Flexible program fees (includes four terms/quarters):

IPSL offers flexible program fees depending on the number of terms a student wishes to study abroad. Some students need flexibility to take coursework online and remain wherever they live; others prefer to travel and maximize their time overseas. You get to choose!


Application Deadlines


  • The deadline for a FALL (September) start is AUGUST 1st of each year

  • The deadline for a WINTER (January) start is DECEMBER 1st of each year

  • The deadline for a SPRING (April) start is MARCH 1st of each year

  • The deadline for a SUMMER (July) start is MAY 1st of each year

Admission Requirements & Application Checklist

  • IPSL online application

  • An official, sealed transcript verifying a baccalaureate degree from an accredited post-secondary institution.

  • A recommended 3.0 GPA on a 4.0 scale, or the equivalent. Note that students below this recommended GPA will be provided with an opportunity to demonstrate the justification for a waiver.

  • Two confidential letters of recommendation. These can be mailed, faxed or emailed to IPSL from the recommender's email address.

  • $75 processing fee (waived for AmeriCorps alums, Peacecorps returnees and Veterans)

  • Once the IPSL online application is submitted, candidates are contacted to schedule an Interview with the review committee. 

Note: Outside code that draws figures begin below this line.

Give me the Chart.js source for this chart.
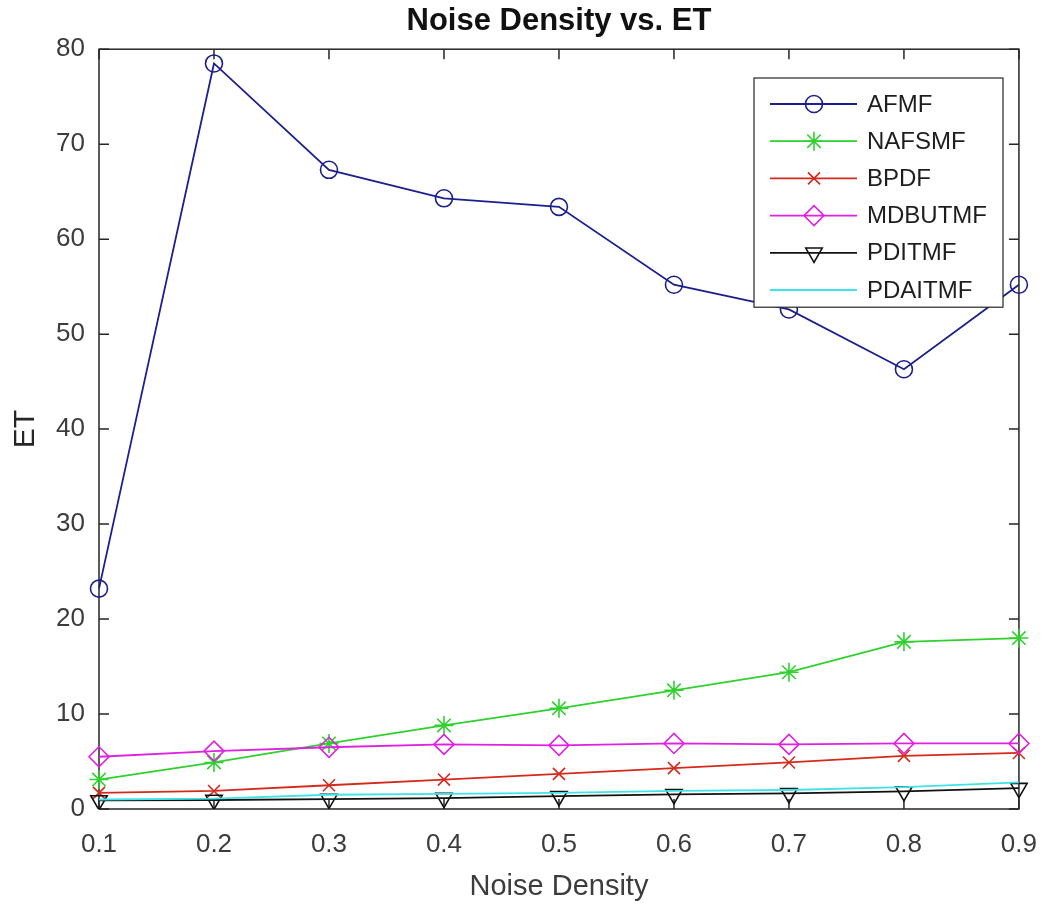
<!DOCTYPE html>
<html>
<head>
<meta charset="utf-8">
<script src="https://cdn.jsdelivr.net/npm/chart.js@4/dist/chart.umd.min.js"></script>
<style>
  body { margin: 0; background: #fff; }
  #wrap { width: 1057px; height: 908px; }
</style>
</head>
<body>
<div id="wrap"><canvas id="myChart" width="1057" height="908"></canvas></div>
<script>
// noise densities on the x axis
var densidades = ['0.1', '0.2', '0.3', '0.4', '0.5', '0.6', '0.7', '0.8', '0.9']

// ET for each filter
var afmf = [23.2, 78.5, 67.3, 64.3, 63.4, 55.2, 52.6, 46.3, 55.2]
var nafsmf = [3.1, 4.9, 6.9, 8.8, 10.6, 12.5, 14.4, 17.6, 18.0]
var bpdf = [1.7, 1.9, 2.5, 3.1, 3.7, 4.3, 4.9, 5.6, 5.9]
var mdbutmf = [5.5, 6.1, 6.5, 6.8, 6.7, 6.9, 6.8, 6.9, 6.9]
var pditmf = [0.9, 0.95, 1.05, 1.15, 1.35, 1.55, 1.65, 1.85, 2.2]
var pdaitmf = [1.0, 1.1, 1.5, 1.6, 1.7, 1.9, 2.0, 2.3, 2.8]

var fuente = "'Liberation Sans', Arial, sans-serif"
var gris = '#3c3c3c'

function serie(nombre, datos, color, estilo, radio, giro, capa) {
    return {
        label: nombre,
        data: datos,
        borderColor: color,
        borderWidth: 1.8,
        backgroundColor: 'rgba(0,0,0,0)',
        pointStyle: estilo,
        pointRadius: radio,
        pointBorderWidth: 1.6,
        pointRotation: giro,
        pointBackgroundColor: 'rgba(0,0,0,0)',
        pointBorderColor: color,
        tension: 0,
        order: capa
    }
}

// box round the plot with inward ticks on all four sides
var marco = {
    id: 'marco',
    beforeDatasetsDraw(chart) {
        var ctx = chart.ctx
        var a = chart.chartArea
        var x = chart.scales.x
        var y = chart.scales.y
        ctx.save()
        ctx.strokeStyle = '#262626'
        ctx.lineWidth = 1.5
        ctx.strokeRect(a.left, a.top, a.right - a.left, a.bottom - a.top)
        ctx.beginPath()
        for (var i = 0; i < x.ticks.length; i++) {
            var px = x.getPixelForTick(i)
            ctx.moveTo(px, a.bottom); ctx.lineTo(px, a.bottom - 10)
            ctx.moveTo(px, a.top); ctx.lineTo(px, a.top + 10)
        }
        for (var j = 0; j < y.ticks.length; j++) {
            var py = y.getPixelForTick(j)
            ctx.moveTo(a.left, py); ctx.lineTo(a.left + 10, py)
            ctx.moveTo(a.right, py); ctx.lineTo(a.right - 10, py)
        }
        ctx.stroke()
        ctx.restore()
    }
}

// legend box in the upper right corner of the plot
var leyenda = {
    id: 'leyenda',
    afterDraw(chart) {
        var ctx = chart.ctx
        var sets = chart.data.datasets
        var x0 = 754, y0 = 78, w = 249, paso = 37.2
        var h = paso * sets.length + 6
        ctx.save()
        ctx.fillStyle = '#fff'
        ctx.fillRect(x0, y0, w, h)
        ctx.strokeStyle = '#262626'
        ctx.lineWidth = 1.2
        ctx.strokeRect(x0, y0, w, h)
        ctx.font = '24px ' + fuente
        ctx.textBaseline = 'middle'
        for (var i = 0; i < sets.length; i++) {
            var d = sets[i]
            var cy = y0 + 26 + i * paso
            ctx.strokeStyle = d.borderColor
            ctx.lineWidth = d.borderWidth
            ctx.beginPath()
            ctx.moveTo(x0 + 16, cy)
            ctx.lineTo(x0 + 103, cy)
            ctx.stroke()
            if (d.pointRadius > 0) {
                ctx.strokeStyle = d.pointBorderColor
                ctx.fillStyle = 'rgba(0,0,0,0)'
                ctx.lineWidth = d.pointBorderWidth
                Chart.helpers.drawPoint(ctx, {
                    pointStyle: d.pointStyle,
                    rotation: d.pointRotation,
                    radius: d.pointRadius,
                    borderWidth: d.pointBorderWidth
                }, x0 + 60, cy)
            }
            ctx.fillStyle = '#1e1e1e'
            ctx.fillText(d.label, x0 + 113, cy + 1)
        }
        ctx.restore()
    }
}

var ctx = document.getElementById('myChart').getContext('2d')
var chart = new Chart(ctx, {
    type: 'line',
    data: {
        labels: densidades,
        datasets: [
            serie('AFMF', afmf, '#1c1f8c', 'circle', 8.5, 0, 5),
            serie('NAFSMF', nafsmf, '#2fd12f', 'star', 9.5, 0, 4),
            serie('BPDF', bpdf, '#d42a1c', 'crossRot', 8.5, 0, 3),
            serie('MDBUTMF', mdbutmf, '#e021e0', 'rectRot', 10, 0, 2),
            serie('PDITMF', pditmf, '#111111', 'triangle', 9.5, 180, 1),
            serie('PDAITMF', pdaitmf, '#3fe3e8', 'circle', 0, 0, 0)
        ]
    },
    options: {
        responsive: false,
        animation: false,
        layout: { padding: { left: 0, right: 28, top: 0, bottom: 0 } },
        plugins: {
            legend: { display: false },
            tooltip: { enabled: false },
            title: {
                display: true,
                fullSize: false,
                text: 'Noise Density vs. ET',
                color: '#111',
                font: { family: fuente, size: 31, weight: 'bold' },
                padding: { top: 3, bottom: 9 }
            }
        },
        scales: {
            x: {
                type: 'category',
                offset: false,
                grid: { display: false, drawTicks: false },
                border: { display: false },
                ticks: { color: gris, font: { family: fuente, size: 26 }, padding: 20, maxRotation: 0 },
                title: {
                    display: true,
                    text: 'Noise Density',
                    color: gris,
                    font: { family: fuente, size: 29 },
                    padding: { top: 0, bottom: 4 }
                },
                afterFit: function (s) { s.height = 99 }
            },
            y: {
                min: 0,
                max: 80,
                grid: { display: false, drawTicks: false },
                border: { display: false },
                ticks: { stepSize: 10, color: gris, font: { family: fuente, size: 26 }, padding: 14 },
                title: {
                    display: true,
                    text: 'ET',
                    color: '#262626',
                    font: { family: fuente, size: 30 },
                    padding: { top: 8, bottom: 0 }
                },
                afterFit: function (s) { s.width = 99 }
            }
        }
    },
    plugins: [marco, leyenda]
})
</script>
</body>
</html>
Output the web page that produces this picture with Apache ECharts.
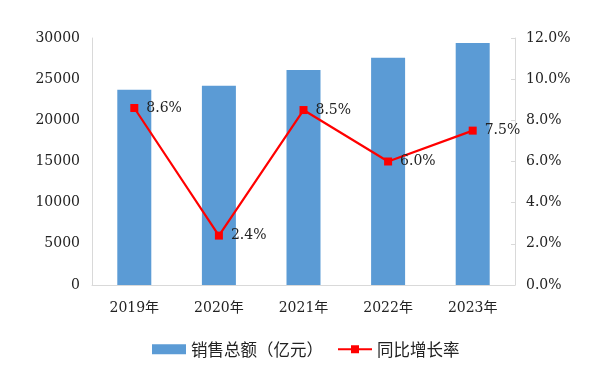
<!DOCTYPE html>
<html><head><meta charset="utf-8">
<script src="https://cdn.jsdelivr.net/npm/echarts@6/dist/echarts.min.js"></script>
<style>html,body{margin:0;padding:0;background:#fff}#c{width:606px;height:367px}</style>
</head><body><div id="c"></div>
<script>
var categories = ['2019年','2020年','2021年','2022年','2023年'];
var salesTotal = [23700, 24200, 26100, 27600, 29400];
var growthRate = [8.6, 2.4, 8.5, 6.0, 7.5];
var leftTicks = [0, 5000, 10000, 15000, 20000, 25000, 30000];
var rightTicks = [0, 2, 4, 6, 8, 10, 12];

var numFont = '"DejaVu Serif","Liberation Serif",serif';
var cjkFont = '"DejaVu Serif","Noto Sans CJK SC",serif';
var chart = echarts.init(document.getElementById('c'));
chart.setOption({
  animation: false,
  grid: {left: 92, right: 91, top: 38, bottom: 82},
  legend: {
    top: 336, left: 147, itemGap: 14, itemWidth: 34, itemHeight: 10,
    textStyle: {fontFamily: '"Noto Sans CJK SC",sans-serif', fontSize: 16.5, color: '#222'},
    data: [
      {name: '销售总额（亿元）', icon: 'rect'},
      {name: '同比增长率'}
    ]
  },
  xAxis: {
    type: 'category', data: categories,
    axisLine: {lineStyle: {color: '#d9d9d9'}},
    axisTick: {show: false},
    axisLabel: {fontFamily: cjkFont, fontSize: 14, color: '#222', margin: 16}
  },
  yAxis: [
    {type: 'value', min: leftTicks[0], max: leftTicks[leftTicks.length-1], interval: 5000,
     axisLine: {show: true, lineStyle: {color: '#d9d9d9'}}, axisTick: {show: false},
     splitLine: {show: false},
     axisLabel: {fontFamily: numFont, fontSize: 14, color: '#222', margin: 12,
       formatter: function (v) { return String(v); }}},
    {type: 'value', min: rightTicks[0], max: rightTicks[rightTicks.length-1], interval: 2,
     position: 'right',
     axisLine: {show: true, lineStyle: {color: '#d9d9d9'}},
     axisTick: {show: true, inside: true, length: 4, lineStyle: {color: '#d9d9d9'}},
     splitLine: {show: false},
     axisLabel: {fontFamily: numFont, fontSize: 14, color: '#222', margin: 11,
       formatter: function (v) { return v.toFixed(1) + '%'; }}}
  ],
  series: [
    {name: '销售总额（亿元）', type: 'bar', data: salesTotal, barWidth: 34,
     itemStyle: {color: '#5b9bd5'}},
    {name: '同比增长率', type: 'line', yAxisIndex: 1, data: growthRate,
     symbol: 'rect', symbolSize: 8,
     lineStyle: {color: '#ff0000', width: 2.2},
     itemStyle: {color: '#ff0000'},
     label: {show: true, position: 'right', distance: 8, fontFamily: numFont, fontSize: 14, color: '#222',
       formatter: function (p) { return p.value.toFixed(1) + '%'; }}}
  ]
});
</script></body></html>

  • Valid Passport. U.S. applicants must have a passport that is valid for at least six months BEYOND THE END DATE of your last term abroad. If you do not have a passport, apply immediately.

  • The Graduate Record Exam (GRE) is NOT required for admission.


International Students


In addition to the requirements previously listed, international students must report a passing score of an English proficiency test and other pertinent information.